L'autorité de protection dispose d'un pouvoir d'appréciation étendu aussi bien lorsqu'elle examine l'aptitude du ou de la mandataire (art. 400 CC) que lorsqu'elle le ou la libère pour inaptitude. L'application de l'art. 423 CC restant gouvernée par le principe de proportionnalité, l'autorité de protection doit exiger une sérieuse mise en danger des intérêts ou du bien-être de la personne protégée pour prononcer la libération du curateur ou de la curatrice, notamment par une grave négligence dans l'exercice du mandat, un abus dans l'exercice de sa fonction et une indignité de de la mandataire et de son comportement, tous ces motifs devant avoir pour résultante la destruction insurmontable des rapports de confiance (DAS/124/2017, DAS/225/2014; Rosch, Commentaire du droit de la famille, Protection de l'adulte, 2012, nos. 5, 6 et 8 ad art. 423 CC et les références citées).

2.2. En l'espèce, la demande d'assistance juridique de la recourante n'était accompagnée d'aucune procuration en faveur de Me G______. Ce dernier s'étant contenté d'envoyer par mémo le formulaire de demande d'assistance judiciaire au greffe de l'assistance juridique, la recourante restait seule interlocutrice du greffe précité dans le cadre de sa demande.

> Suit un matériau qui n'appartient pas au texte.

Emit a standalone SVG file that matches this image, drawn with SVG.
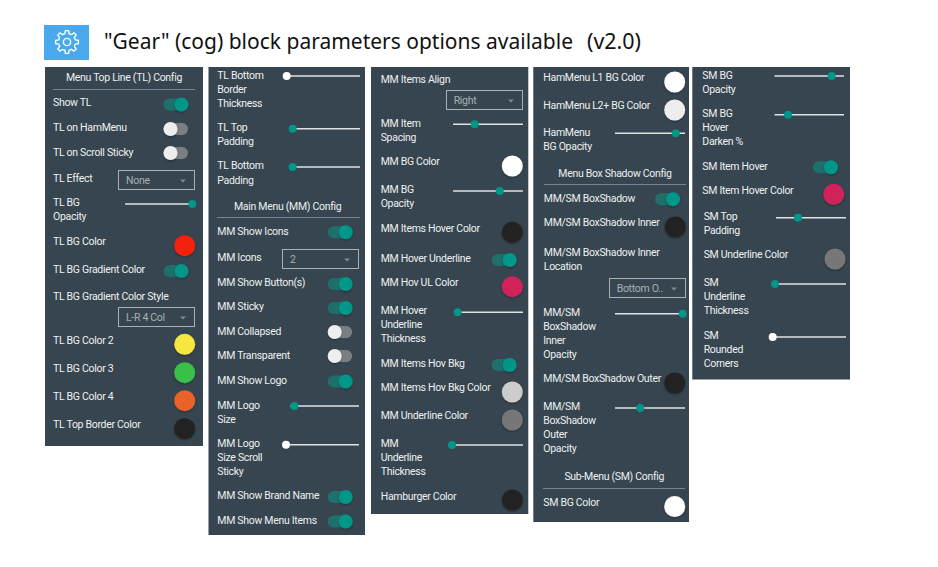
<svg xmlns="http://www.w3.org/2000/svg" xmlns:xlink="http://www.w3.org/1999/xlink" width="938" height="567" viewBox="0 0 938 567">
<style>
text{font-family:Roboto,"Liberation Sans",sans-serif;font-size:10.5px;font-weight:400;letter-spacing:-.3px;fill:#eef0f0;dominant-baseline:central}
.h{text-anchor:middle}
.v{fill:#a9b0b3}
.title{font-family:"Noto Sans","Liberation Sans",sans-serif;font-size:21px;font-weight:400;letter-spacing:0;fill:#111;dominant-baseline:auto}
.p{fill:#36454f}
.d{stroke:#76838a;stroke-width:1}
.s{stroke:#dfe2e2;stroke-width:1.5}
.sel{fill:none;stroke:#a9b0b3;stroke-width:1}
.sw{filter:url(#sh)}
.g{fill:none;stroke:#fff;stroke-width:1.4}
</style>
<defs>
<filter id="sh" x="-30%" y="-30%" width="160%" height="170%"><feDropShadow dx="0" dy="1" stdDeviation="1" flood-color="#000" flood-opacity=".35"/></filter>
<g id="on"><rect x="0" y="-6" width="24.5" height="12" rx="6" fill="#1f6f6b"/><circle cx="18" cy="0" r="7" fill="#009688" filter="url(#sh)"/></g>
<g id="off"><rect x="0" y="-6" width="24.5" height="12" rx="6" fill="#7b7f82"/><circle cx="7" cy="0" r="7" fill="#eeeeee" filter="url(#sh)"/></g>
<path id="arrow" d="M-3-1.4H3L0 1.4Z" fill="#7e8a90"/>
<circle id="kt" r="4" fill="#009688"/>
<circle id="kw" r="4" fill="#fff"/>
<path id="tooth" d="M-2.06-8.25L-1.6-11.39H1.6L2.06-8.25A8.5 8.5 0 0 1 4.38-7.29"/>
</defs>

<g id="header">
<rect x="44" y="25" width="45" height="35" fill="#4aa8ec"/>
<g class="g" transform="translate(67 42)">
<circle r="3.6"/>
<use xlink:href="#tooth"/><use xlink:href="#tooth" transform="rotate(45)"/><use xlink:href="#tooth" transform="rotate(90)"/><use xlink:href="#tooth" transform="rotate(135)"/><use xlink:href="#tooth" transform="rotate(180)"/><use xlink:href="#tooth" transform="rotate(225)"/><use xlink:href="#tooth" transform="rotate(270)"/><use xlink:href="#tooth" transform="rotate(315)"/>
</g>
<text class="title" x="104" y="49" textLength="469" lengthAdjust="spacingAndGlyphs">"Gear" (cog) block parameters options available</text>
<text class="title" x="587" y="49" textLength="54" lengthAdjust="spacingAndGlyphs">(v2.0)</text>
</g>

<g id="panel-1">
<rect class="p" x="45" y="67" width="158" height="379"/>
<text class="h" x="124" y="77.7">Menu Top Line (TL) Config</text>
<line class="d" x1="53" y1="89.5" x2="195" y2="89.5"/>
<text x="53" y="102.7">Show TL</text><use xlink:href="#on" x="163.5" y="104.5"/>
<text x="53" y="127.3">TL on HamMenu</text><use xlink:href="#off" x="163.5" y="129"/>
<text x="53" y="152">TL on Scroll Sticky</text><use xlink:href="#off" x="163.5" y="153"/>
<text x="53" y="178">TL Effect</text>
<rect class="sel" x="118.5" y="170.5" width="76" height="19"/><text class="v" x="126" y="180">None</text><use xlink:href="#arrow" x="183" y="181"/>
<text x="53" y="202.7">TL BG</text><text x="53" y="216.7">Opacity</text>
<line class="s" x1="125" y1="204" x2="192" y2="204"/><use xlink:href="#kt" x="192.3" y="204"/>
<text x="53" y="241">TL BG Color</text><circle class="sw" cx="184.7" cy="245.7" r="10.5" fill="#f4200f"/>
<text x="53" y="269.3">TL BG Gradient Color</text><use xlink:href="#on" x="163.5" y="271"/>
<text x="53" y="296">TL BG Gradient Color Style</text>
<rect class="sel" x="118.5" y="307.5" width="76" height="19"/><text class="v" x="126" y="317">L-R 4 Col</text><use xlink:href="#arrow" x="183" y="318"/>
<text x="53" y="340">TL BG Color 2</text><circle class="sw" cx="184.7" cy="344.3" r="10.5" fill="#f6e63c"/>
<text x="53" y="368">TL BG Color 3</text><circle class="sw" cx="184.7" cy="372.7" r="10.5" fill="#37c04a"/>
<text x="53" y="396">TL BG Color 4</text><circle class="sw" cx="184.7" cy="400.7" r="10.5" fill="#e8622a"/>
<text x="53" y="424">TL Top Border Color</text><circle class="sw" cx="184.7" cy="428.7" r="10.5" fill="#212121"/>
</g>

<g id="panel-2">
<rect class="p" x="208.5" y="67" width="156.5" height="468"/>
<text x="217.3" y="75">TL Bottom</text><text x="217.3" y="89">Border</text><text x="217.3" y="103">Thickness</text>
<line class="s" x1="287" y1="76" x2="360" y2="76"/><use xlink:href="#kw" x="286.7" y="76"/>
<text x="217.3" y="127">TL Top</text><text x="217.3" y="141">Padding</text>
<line class="s" x1="293" y1="128.7" x2="360" y2="128.7"/><use xlink:href="#kt" x="292.7" y="128.7"/>
<text x="217.3" y="165.7">TL Bottom</text><text x="217.3" y="180">Padding</text>
<line class="s" x1="293" y1="167" x2="360" y2="167"/><use xlink:href="#kt" x="292.7" y="167"/>
<text class="h" x="287.7" y="206">Main Menu (MM) Config</text>
<line class="d" x1="217" y1="217.5" x2="360" y2="217.5"/>
<text x="217.3" y="231">MM Show Icons</text><use xlink:href="#on" x="327.7" y="232.3"/>
<text x="217.3" y="257.7">MM Icons</text>
<rect class="sel" x="282.5" y="249.5" width="76" height="19"/><text class="v" x="290" y="259">2</text><use xlink:href="#arrow" x="347" y="260"/>
<text x="217.3" y="282.7">MM Show Button(s)</text><use xlink:href="#on" x="327.7" y="284"/>
<text x="217.3" y="306.7">MM Sticky</text><use xlink:href="#on" x="327.7" y="308"/>
<text x="217.3" y="331">MM Collapsed</text><use xlink:href="#off" x="327.7" y="332"/>
<text x="217.3" y="355.5">MM Transparent</text><use xlink:href="#off" x="327.7" y="356"/>
<text x="217.3" y="380">MM Show Logo</text><use xlink:href="#on" x="327.7" y="381.5"/>
<text x="217.3" y="405">MM Logo</text><text x="217.3" y="419">Size</text>
<line class="s" x1="290" y1="406" x2="359" y2="406"/><use xlink:href="#kt" x="294.3" y="406"/>
<text x="217.3" y="443">MM Logo</text><text x="217.3" y="457">Size Scroll</text><text x="217.3" y="471">Sticky</text>
<line class="s" x1="286" y1="444.7" x2="359" y2="444.7"/><use xlink:href="#kw" x="286" y="444.7"/>
<text x="217.3" y="495.7">MM Show Brand Name</text><use xlink:href="#on" x="327.7" y="497"/>
<text x="217.3" y="520">MM Show Menu Items</text><use xlink:href="#on" x="327.7" y="521.5"/>
</g>

<g id="panel-3">
<rect class="p" x="371" y="67" width="157.3" height="447"/>
<text x="380.7" y="79.3">MM Items Align</text>
<rect class="sel" x="446.5" y="90.5" width="76" height="19"/><text class="v" x="453.7" y="100">Right</text><use xlink:href="#arrow" x="511" y="101"/>
<text x="380.7" y="123.3">MM Item</text><text x="380.7" y="137.3">Spacing</text>
<line class="s" x1="453" y1="124.3" x2="523" y2="124.3"/><use xlink:href="#kt" x="474.7" y="124.3"/>
<text x="380.7" y="161.3">MM BG Color</text><circle class="sw" cx="512.3" cy="166" r="10.5" fill="#fff"/>
<text x="380.7" y="189.7">MM BG</text><text x="380.7" y="203.7">Opacity</text>
<line class="s" x1="453" y1="191" x2="523" y2="191"/><use xlink:href="#kt" x="499.7" y="191"/>
<text x="380.7" y="228">MM Items Hover Color</text><circle class="sw" cx="512.3" cy="232.3" r="10.5" fill="#212121"/>
<text x="380.7" y="258">MM Hover Underline</text><use xlink:href="#on" x="491.7" y="260"/>
<text x="380.7" y="282.7">MM Hov UL Color</text><circle class="sw" cx="512.3" cy="286.7" r="10.5" fill="#d1245a"/>
<text x="380.7" y="310.7">MM Hover</text><text x="380.7" y="324.7">Underline</text><text x="380.7" y="338.7">Thickness</text>
<line class="s" x1="454" y1="312.3" x2="523" y2="312.3"/><use xlink:href="#kt" x="457.7" y="312.3"/>
<text x="380.7" y="363.3">MM Items Hov Bkg</text><use xlink:href="#on" x="491.7" y="365"/>
<text x="380.7" y="387.7">MM Items Hov Bkg Color</text><circle class="sw" cx="512.3" cy="392" r="10.5" fill="#cccccc"/>
<text x="380.7" y="415.7">MM Underline Color</text><circle class="sw" cx="512.3" cy="420" r="10.5" fill="#777777"/>
<text x="380.7" y="443.7">MM</text><text x="380.7" y="457.7">Underline</text><text x="380.7" y="471.7">Thickness</text>
<line class="s" x1="452" y1="445" x2="523" y2="445"/><use xlink:href="#kt" x="452" y="445"/>
<text x="380.7" y="496.3">Hamburger Color</text><circle class="sw" cx="512.3" cy="500" r="10.5" fill="#212121"/>
</g>

<g id="panel-4">
<rect class="p" x="533.3" y="67" width="155.7" height="455"/>
<text x="543.3" y="77.7">HamMenu L1 BG Color</text><circle class="sw" cx="674.7" cy="82" r="10.5" fill="#fff"/>
<text x="543.3" y="105.7">HamMenu L2+ BG Color</text><circle class="sw" cx="674.7" cy="110" r="10.5" fill="#eeeeee"/>
<text x="543.3" y="132.3">HamMenu</text><text x="543.3" y="146.3">BG Opacity</text>
<line class="s" x1="615" y1="133.3" x2="685" y2="133.3"/><use xlink:href="#kt" x="675.7" y="133.3"/>
<text class="h" x="615" y="173">Menu Box Shadow Config</text>
<line class="d" x1="544" y1="184.5" x2="686" y2="184.5"/>
<text x="543.8" y="198">MM/SM BoxShadow</text><use xlink:href="#on" x="655" y="199.3"/>
<text x="543.8" y="222.3">MM/SM BoxShadow Inner</text><circle class="sw" cx="675.3" cy="227" r="10.5" fill="#212121"/>
<text x="543.8" y="252.7">MM/SM BoxShadow Inner</text><text x="543.8" y="266.7">Location</text>
<rect class="sel" x="609.5" y="278.5" width="76" height="19"/><text class="v" x="616.7" y="288">Bottom O..</text><use xlink:href="#arrow" x="674" y="289"/>
<text x="543.3" y="312">MM/SM</text><text x="543.3" y="326">BoxShadow</text><text x="543.3" y="340">Inner</text><text x="543.3" y="354">Opacity</text>
<line class="s" x1="615" y1="313.7" x2="686" y2="313.7"/><use xlink:href="#kt" x="682.7" y="313.7"/>
<text x="543.3" y="378.7">MM/SM BoxShadow Outer</text><circle class="sw" cx="674.7" cy="383" r="10.5" fill="#212121"/>
<text x="543.3" y="406.7">MM/SM</text><text x="543.3" y="420.7">BoxShadow</text><text x="543.3" y="434.7">Outer</text><text x="543.3" y="448.7">Opacity</text>
<line class="s" x1="615" y1="408" x2="685" y2="408"/><use xlink:href="#kt" x="640.3" y="408"/>
<text class="h" x="614.3" y="476.7">Sub-Menu (SM) Config</text>
<line class="d" x1="543" y1="488.5" x2="685" y2="488.5"/>
<text x="543.3" y="502">SM BG Color</text><circle class="sw" cx="674.7" cy="506.5" r="10.5" fill="#fff"/>
</g>

<g id="panel-5">
<rect class="p" x="692.3" y="67" width="157.7" height="312.5"/>
<text x="702.3" y="75">SM BG</text><text x="702.3" y="89">Opacity</text>
<line class="s" x1="774.5" y1="76" x2="844" y2="76"/><use xlink:href="#kt" x="831.7" y="76"/>
<text x="702.3" y="113.3">SM BG</text><text x="702.3" y="127.3">Hover</text><text x="702.3" y="141.3">Darken %</text>
<line class="s" x1="774.5" y1="114.7" x2="844" y2="114.7"/><use xlink:href="#kt" x="788" y="114.7"/>
<text x="702.3" y="166">SM Item Hover</text><use xlink:href="#on" x="813" y="167.3"/>
<text x="702.3" y="190">SM Item Hover Color</text><circle class="sw" cx="833.7" cy="194.3" r="10.5" fill="#d1245a"/>
<text x="703.7" y="216.3">SM Top</text><text x="703.7" y="230.3">Padding</text>
<line class="s" x1="776" y1="217.7" x2="846" y2="217.7"/><use xlink:href="#kt" x="798" y="217.7"/>
<text x="703.7" y="254.7">SM Underline Color</text><circle class="sw" cx="835" cy="259" r="10.5" fill="#777777"/>
<text x="703.7" y="282.7">SM</text><text x="703.7" y="296.7">Underline</text><text x="703.7" y="310.7">Thickness</text>
<line class="s" x1="775" y1="284" x2="846" y2="284"/><use xlink:href="#kt" x="775" y="284"/>
<text x="703.7" y="335">SM</text><text x="703.7" y="349">Rounded</text><text x="703.7" y="363">Corners</text>
<line class="s" x1="773" y1="337" x2="846" y2="337"/><use xlink:href="#kw" x="772.7" y="337"/>
</g>
</svg>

Il s'ensuit qu'il appartenait au greffe de l'assistance juridique d'interpeller la recourante, non assistée et juridiquement inexpérimentée, pour qu'elle complète sa requête d'assistance juridique lacunaire, à savoir pour préciser les reproches formulés à l'encontre des deux curateurs de son fils et produire les pièces susceptibles d'étayer ses allégations, afin que le premier juge puisse se prononcer sur les chances de succès de sa cause.

Si les deux conditions de l'art. 117 CPC devaient s'avérer remplies, il conviendrait de réexaminer la nécessité de l'intervention d'un avocat en tenant compte en particulier des circonstances concrètes du cas d'espèce et de la complexité de l'affaire.

Le recours sera donc admis et la cause renvoyée à l'autorité précédente pour nouvelle décision, après avoir octroyé un délai supplémentaire à la recourante afin qu'elle complète sa requête d'assistance juridique.

3.             Sauf exceptions non réalisées en l'espèce, il n'est pas perçu de frais judiciaires pour la procédure d'assistance juridique (art. 119 al. 6 CPC).

* * * * *


PAR CES MOTIFS,
LA VICE-PRÉSIDENTE DE LA COUR :

A la forme :

Déclare recevable le recours formé le 2 octobre 2023 par A______ contre la décision AJC/4703/2023 rendue le 18 septembre 2023 par la vice-présidence du Tribunal civil dans la cause AC/2371/2023.

Au fond :

Annule ladite décision.

Renvoie la cause à l'Autorité de première instance pour nouvelle décision.

Déboute A______ de toutes autres conclusions.

Dit qu'il n'est pas perçu de frais judiciaires pour le recours, ni alloué de dépens.

Notifie une copie de la présente décision à A______ en l'Étude de Me G______ (art. 137 CPC).

Siégeant :

Madame Verena PEDRAZZINI RIZZI, vice-présidente; Madame Maïté VALENTE, greffière.

 

 

 

 

 

 

 

 

 

 

 

 

Indication des voies de recours :

 

Conformément aux art. 72 ss de la loi fédérale sur le Tribunal fédéral du 17 juin 2005 (LTF; RS 173.110), la présente décision peut être portée dans les trente jours qui suivent sa notification avec expédition complète (art. 100 al. 1 LTF) par-devant le Tribunal fédéral par la voie du recours en matière civile.

 

Le recours doit être adressé au Tribunal fédéral, 1000 Lausanne 14.